Un día lo lamentaremos todos, porque no creo que sea eso lo que buscan algunos
extremistas infiltrados.
No
me estoy inventando nada. Escribo este artículo mientras oigo en una
televisión, nada menos que a un catedrático de ciencias políticas, defender el
uso de la fuerza, de la violencia, como hicieron los revolucionarios de muchos
países, y citando expresamente los sans-culottes
de la revolución francesa.
Algunos
líderes de organizaciones de estudiantes, que ni siquiera están matriculados en
una asignatura, son auténticos agitadores que viven de eso, con largos
historiales de violencia, que defienden públicamente, aunque justificándola con
la violencia policial, siempre, en su versión de los hechos, provocadora y
desproporcionada.
Todo
esto no es casual, sino que obedece a un plan bien trazado y ejecutado, con objetivos
muy claros que no ocultan, como la monarquía, la Iglesia Católica, la banca, la
democracia...con ataques abiertos y públicos.

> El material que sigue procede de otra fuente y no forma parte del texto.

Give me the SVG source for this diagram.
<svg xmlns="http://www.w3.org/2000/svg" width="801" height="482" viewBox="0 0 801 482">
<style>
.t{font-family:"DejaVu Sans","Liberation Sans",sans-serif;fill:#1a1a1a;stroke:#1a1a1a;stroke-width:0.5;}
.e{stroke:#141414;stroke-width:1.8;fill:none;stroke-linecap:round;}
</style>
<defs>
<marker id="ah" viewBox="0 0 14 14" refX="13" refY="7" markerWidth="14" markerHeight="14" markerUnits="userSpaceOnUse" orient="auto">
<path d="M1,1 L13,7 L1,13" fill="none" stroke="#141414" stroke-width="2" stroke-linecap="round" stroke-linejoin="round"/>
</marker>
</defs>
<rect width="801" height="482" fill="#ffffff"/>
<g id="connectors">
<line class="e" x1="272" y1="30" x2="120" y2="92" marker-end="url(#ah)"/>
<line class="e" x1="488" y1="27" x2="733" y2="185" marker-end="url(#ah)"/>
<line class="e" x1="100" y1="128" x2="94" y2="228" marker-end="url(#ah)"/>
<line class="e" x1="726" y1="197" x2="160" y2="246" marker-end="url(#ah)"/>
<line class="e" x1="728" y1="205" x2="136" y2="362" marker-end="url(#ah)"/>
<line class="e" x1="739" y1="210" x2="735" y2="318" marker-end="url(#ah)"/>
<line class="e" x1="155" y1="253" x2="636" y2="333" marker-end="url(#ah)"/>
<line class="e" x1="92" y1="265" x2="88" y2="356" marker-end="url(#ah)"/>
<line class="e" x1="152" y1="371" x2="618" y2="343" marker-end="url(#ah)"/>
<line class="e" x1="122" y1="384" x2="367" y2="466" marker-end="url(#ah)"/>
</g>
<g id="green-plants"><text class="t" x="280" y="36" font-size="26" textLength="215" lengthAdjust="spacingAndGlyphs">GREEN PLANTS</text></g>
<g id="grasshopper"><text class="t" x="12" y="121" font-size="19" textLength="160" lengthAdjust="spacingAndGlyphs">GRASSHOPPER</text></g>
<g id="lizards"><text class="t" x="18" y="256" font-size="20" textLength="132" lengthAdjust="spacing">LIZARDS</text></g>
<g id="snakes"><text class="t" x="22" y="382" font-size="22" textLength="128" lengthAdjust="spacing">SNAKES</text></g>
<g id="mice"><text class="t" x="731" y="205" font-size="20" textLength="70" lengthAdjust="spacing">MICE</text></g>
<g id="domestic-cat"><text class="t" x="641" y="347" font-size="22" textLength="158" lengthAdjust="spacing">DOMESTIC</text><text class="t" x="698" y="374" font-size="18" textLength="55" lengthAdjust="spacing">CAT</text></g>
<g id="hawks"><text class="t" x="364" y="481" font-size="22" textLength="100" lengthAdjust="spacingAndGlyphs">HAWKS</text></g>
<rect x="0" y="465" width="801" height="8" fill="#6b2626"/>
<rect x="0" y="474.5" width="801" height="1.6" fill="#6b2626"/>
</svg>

Los errores ajenos, que siempre
los hay, son siempre magnificados y explotados, mientras se ignoran o tapan los
propios.
Esa
democracia que dicen defender se gana en las urnas, no en la calle, salvo que
lo que se persigue no sea preservar el sistema democrático sino su destrucción.

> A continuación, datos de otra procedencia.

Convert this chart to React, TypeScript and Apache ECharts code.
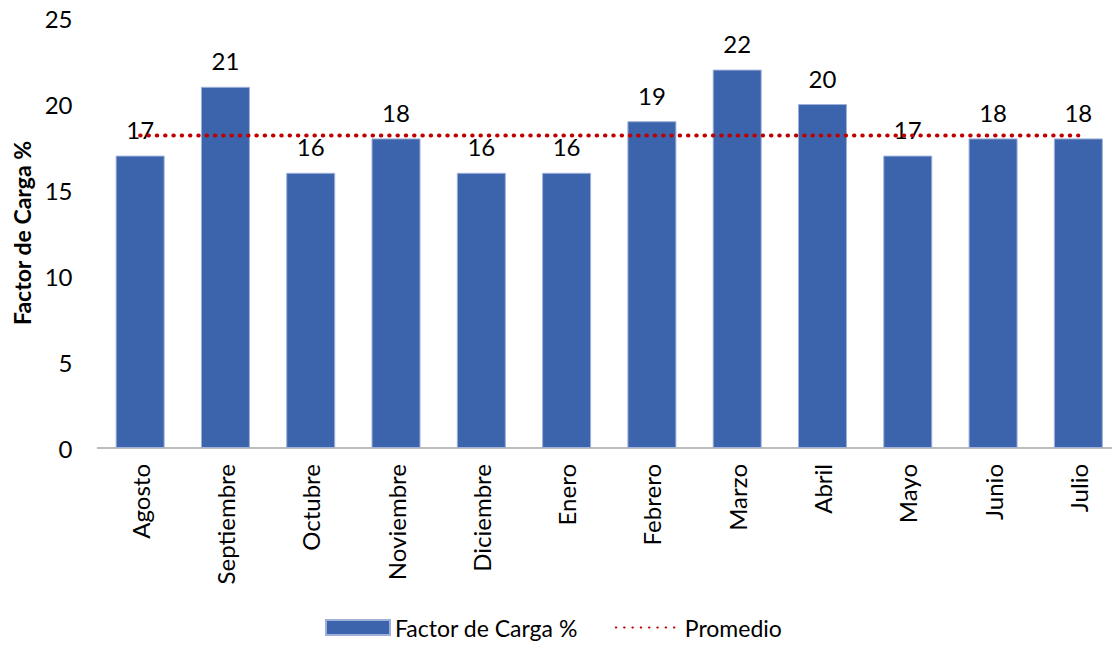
import React, { useEffect, useRef } from "react";
import * as echarts from "echarts";

const categories = ["Agosto", "Septiembre", "Octubre", "Noviembre", "Diciembre", "Enero", "Febrero", "Marzo", "Abril", "Mayo", "Junio", "Julio"];
const factorCarga = [17, 21, 16, 18, 16, 16, 19, 22, 20, 17, 18, 18];
const promedio = [18.17, 18.17, 18.17, 18.17, 18.17, 18.17, 18.17, 18.17, 18.17, 18.17, 18.17, 18.17];
const yTicks = { min: 0, max: 25, interval: 5 };

const FONT = "Lato, 'Liberation Sans', sans-serif";

export default function App() {
  const ref = useRef<HTMLDivElement>(null);
  useEffect(() => {
    if (!ref.current) return;
    const chart = echarts.init(ref.current, undefined, { renderer: "svg" });
    chart.setOption({
      animation: false,
      backgroundColor: "#ffffff",
      textStyle: { fontFamily: FONT },
      grid: { left: 97.5, right: 4, top: 18, bottom: 197, containLabel: false, outerBoundsMode: "none" },
      legend: {
        top: 611,
        left: 320,
        itemWidth: 64,
        itemHeight: 15,
        itemGap: 37,
        textStyle: { fontFamily: FONT, fontSize: 23, color: "#000" },
        data: [
          { name: "Factor de Carga %", icon: "rect" },
          { name: "Promedio", itemStyle: { opacity: 0 } },
        ],
      },
      xAxis: {
        type: "category",
        data: categories,
        axisLine: { show: true, lineStyle: { color: "#a6a6a6", width: 1.5 } },
        axisTick: { show: false },
        axisLabel: { rotate: 90, fontSize: 24, color: "#000", fontFamily: FONT, margin: 16, interval: 0 },
      },
      yAxis: {
        type: "value",
        min: yTicks.min,
        max: yTicks.max,
        interval: yTicks.interval,
        name: "Factor de Carga %",
        nameLocation: "middle",
        nameGap: 64,
        nameRotate: 90,
        nameTextStyle: { fontSize: 23, fontWeight: "bold", color: "#000", fontFamily: FONT },
        axisLine: { show: false },
        axisTick: { show: false },
        splitLine: { show: false },
        axisLabel: { fontSize: 24, color: "#000", fontFamily: FONT, margin: 25 },
      },
      series: [
        {
          name: "Factor de Carga %",
          type: "bar",
          data: factorCarga,
          barWidth: 49,
          itemStyle: { color: "#3c64ac", borderColor: "#9fb1d9", borderWidth: 1 },
          label: { show: true, position: "top", distance: 14, fontSize: 24, color: "#000", fontFamily: FONT },
        },
        {
          name: "Promedio",
          type: "line",
          data: promedio,
          symbol: "none",
          z: 5,
          lineStyle: { color: "#c00000", width: 4, type: [0.5, 7.8], cap: "round" },
          itemStyle: { color: "#c00000" },
        },
      ],
    });
    return () => chart.dispose();
  }, []);
  return (
    <div style={{ position: "fixed", left: 0, top: 0, width: 1112, height: 645, overflow: "hidden", background: "#fff" }}>
      <div ref={ref} style={{ width: 1125, height: 645 }} />
    </div>
  );
}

Si así fuera, si realmente defendieran la democracia, la restauración de la II
República, cuya bandera preside masivamente todas estas manifestaciones, si de
verdad, como dicen, representaran al pueblo oprimido por el capitalismo,
tendrían asegurada una mayoritaria victoria electoral.
La
violencia verbal o física, el insulto, la ofensa grave contra políticos, instituciones y fuerzas de orden,
o la destrucción de mobiliario urbano, escaparates, vehículos o bienes públicos
o privados, son el primer capítulo del manual revolucionario que solo busca
provocar reacciones violentas que sirvan
de justificación.
Una
minoría violenta bien adiestrada, sin escrúpulos, está arrastrando por un
precipicio, sin frenos, a muchas buenas personas de las que aprovechan su justa
indignación. Los veo en manifestaciones, a veces con niños, portando una
bandera que seguramente han puesto en sus manos y de cuyo significado apenas
conoce lo más elemental, y siento indignación y pena.
Viví
en primera línea la revolución checoslovaca de 1989, estando presente en la
Plaza de Wenceslao y Parque Letná, junto al Estadio del Sparta de Praga, en las
concentraciones diarias de casi un millón de personas, Nunca se produjo ni un
solo acto de violencia, ni verbal siquiera, y solo aclamaciones a Václav Havel (el
forzado líder que necesitaban) y peticines de salida de los comunistas del Gobierno.
Aplausos,
vítores y críticas de una masa enfervorizada, pero pacífica, sin muestras de
violencia y con un sentido cívico envidiable. Se decía, y creo que era cierto,
que tras las manifestaciones no quedaba ni un papel en el suelo. Presencié la
llegada de una ambulancia para recoger a una persona que sufrió un desmayo, y
como se abría un pasillo entre los manifestantes para facilitar la maniobra. Por
estas latitudes, los latinos somos de otra forma, tenemos la sangre más
caliente y, terminados los argumentos, todo lo resolvemos con violencia, de la verbal
a la física en una espiral que a veces tiene graves consecuencias.
Los
checoslovacos lograron su propósito, eran mayoría y el férreo sistema comunista
(Havel estaba más tiempo en la cárcel que en su casa) no permitía otro tipo de
contestación. Nosotros no somos checoslovacos y nuestro sistema político
democrático tiene cauces legales para los cambios de Gobierno. La violencia descontrolada
de unas minorías puede derivar en graves disturbios que solo servirán para que víctimas
inocentes paguen las consecuencias, pero ningún logro político.